Autores místicos, como Santa Teresa de Jesús o San Juan de la Cruz, vivieron momentos de contemplación, de contacto íntimo, con el Creador, no provocados por ellos, sino por el mismo Dios. San Juan de la Cruz, en “Subida al Monte Carmelo”, dice: “visiones, revelaciones, locuciones, son puramente espirituales, porque no se comunican al entendimiento por vía de los sentidos corporales sino que se le ofrecen por vía sobrenatural, pasivamente” Y Santa Teresa, en el libro de su “Vida”, dice: “Todo parece obra del Señor”.
Para Freud, la vida de oración no es más que una sublimación de los instintos. Para el psiquiatra vienés todo es sexo. Sin embargo, en la vida del hombre hay muchos más registros.
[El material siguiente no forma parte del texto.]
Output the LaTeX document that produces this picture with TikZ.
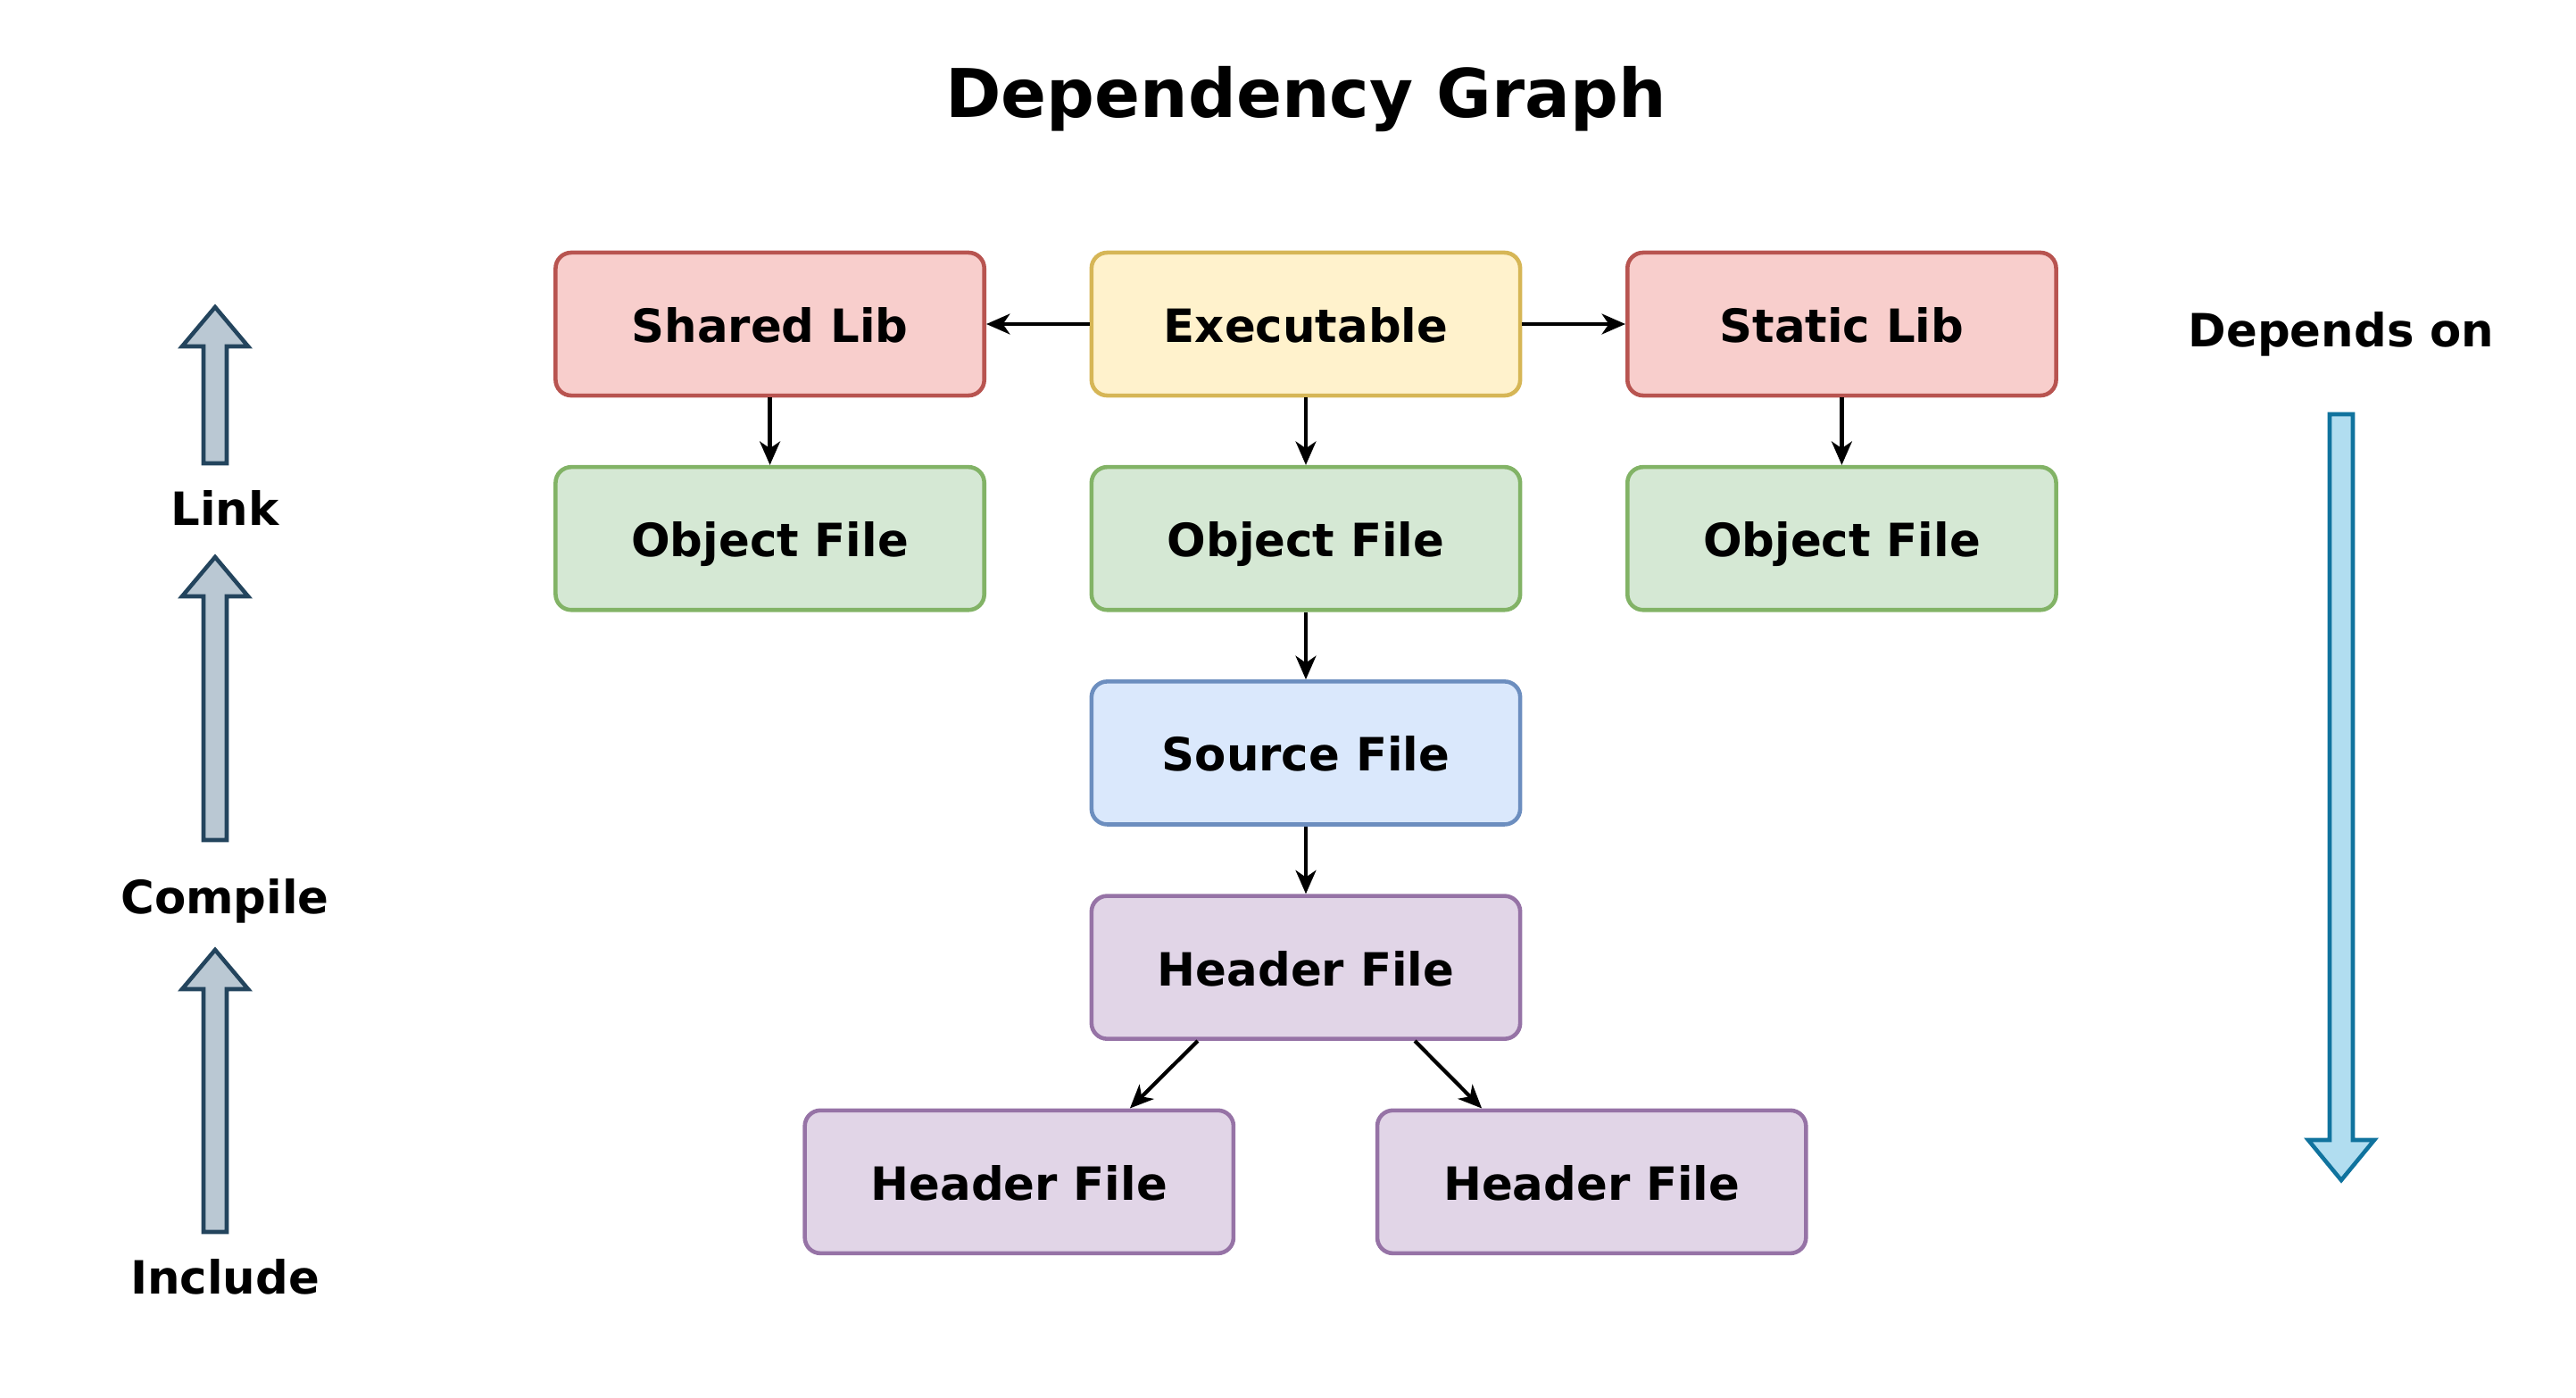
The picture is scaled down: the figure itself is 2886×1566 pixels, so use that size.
\documentclass[tikz,border=0pt]{standalone}
\usepackage{fontspec}
\setmainfont{DejaVu Sans}
\usetikzlibrary{arrows.meta, positioning}

\definecolor{redfill}{HTML}{F8CECC}
\definecolor{redline}{HTML}{B85450}
\definecolor{yellowfill}{HTML}{FFF2CC}
\definecolor{yellowline}{HTML}{D6B656}
\definecolor{greenfill}{HTML}{D5E8D4}
\definecolor{greenline}{HTML}{82B366}
\definecolor{bluefill}{HTML}{DAE8FC}
\definecolor{blueline}{HTML}{6C8EBF}
\definecolor{purplefill}{HTML}{E1D5E7}
\definecolor{purpleline}{HTML}{9673A6}
\definecolor{stepfill}{HTML}{BAC8D3}
\definecolor{stepline}{HTML}{23445D}
\definecolor{depfill}{HTML}{B1DDF0}
\definecolor{depline}{HTML}{10739E}

\begin{document}
\begin{tikzpicture}[
  x=0.01cm, y=-0.01cm,
  node distance=0.755cm and 1.155cm,
  box/.style={rectangle, draw, rounded corners=5pt, line width=1.3pt, minimum width=4.8cm, minimum height=1.6cm, text height=11.6pt, text depth=0pt, align=center, font=\fontsize{14.6pt}{17pt}\selectfont\bfseries},
  libbox/.style={box, fill=redfill, draw=redline},
  exebox/.style={box, fill=yellowfill, draw=yellowline},
  objbox/.style={box, fill=greenfill, draw=greenline},
  srcbox/.style={box, fill=bluefill, draw=blueline},
  hdrbox/.style={box, fill=purplefill, draw=purpleline},
  arrow/.style={-{Stealth[length=7.5pt, width=6.5pt, inset=2.2pt]}, line width=1.2pt},
  uparrow/.style={draw=stepline, fill=stepfill, line width=1.3pt},
  downarrow/.style={draw=depline, fill=depfill, line width=1.3pt},
  lbl/.style={font=\fontsize{14.6pt}{17pt}\selectfont\bfseries},
  title/.style={font=\fontsize{21.4pt}{25pt}\selectfont\bfseries}
]
\useasboundingbox (0,0) rectangle (2886,1566);

\node[title] (title) at (1463,111) {Dependency Graph};

% top row
\node[exebox] (exe) at (1463,363) {Executable};
\node[libbox, left=of exe] (shared) {Shared Lib};
\node[libbox, right=of exe] (static) {Static Lib};

% object files
\node[objbox, below=of shared] (objL) {Object File};
\node[objbox, below=of exe] (objM) {Object File};
\node[objbox, below=of static] (objR) {Object File};

% sources and headers
\node[srcbox, below=of objM] (src) {Source File};
\node[hdrbox, below=of src] (hdr) {Header File};
\node[hdrbox, below=of hdr, xshift=-3.21cm] (hdrL) {Header File};
\node[hdrbox, below=of hdr, xshift=3.2cm] (hdrR) {Header File};

\draw[arrow] (exe) -- (shared);
\draw[arrow] (exe) -- (static);
\draw[arrow] (shared) -- (objL);
\draw[arrow] (exe) -- (objM);
\draw[arrow] (static) -- (objR);
\draw[arrow] (objM) -- (src);
\draw[arrow] (src) -- (hdr);
\draw[arrow] ([xshift=-1.21cm]hdr.south) -- ([xshift=1.24cm]hdrL.north);
\draw[arrow] ([xshift=1.22cm]hdr.south) -- ([xshift=-1.23cm]hdrR.north);

% build stages
\node[lbl] (link) at (252,569) {Link};
\node[lbl] (compile) at (252,1009) {Compile};
\node[lbl] (include) at (252,1430) {Include};
\foreach \t/\b/\e in {344/388/519, 624/668/941, 1064/1108/1380}
  \draw[uparrow] (228,\e) -- (228,\b) -- (204,\b) -- (241,\t) -- (278,\b) -- (254,\b) -- (254,\e) -- cycle;

% dependency direction
\node[lbl] (depends) at (2623,374) {Depends on};
\draw[downarrow] (2610,464) -- (2610,1277) -- (2586,1277) -- (2623,1322) -- (2660,1277) -- (2636,1277) -- (2636,464) -- cycle;
\end{tikzpicture}
\end{document}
Para algunos, la vida espiritual se explica en base al funcionamiento de determinadas zonas del cerebro, especialmente del lóbulo temporal. Es lógico que en la meditación, en la oración, en los arrobos místicos, esté activo el cerebro, pero como de lo material no puede surgir algo de un nivel diverso, se explica que lo espiritual no puede ser una especie de emanación del cerebro. Por ejemplo, la idea del bien, la idea de lo que es la verdad, son inmateriales, no pueden localizarse en ninguna área cerebral concreta. Y como el hombre es una unidad corporal-espiritual, es normal que en la experiencia mística participe también el organismo (por eso, en estas situaciones son posibles modificaciones en la presión arterial, en la temperatura corporal, en la percepción sensorial, etc.).
Y puede definirse el alma como el aliento vital, el “soplo” que anima al cuerpo. Estamos hechos de barro y aliento.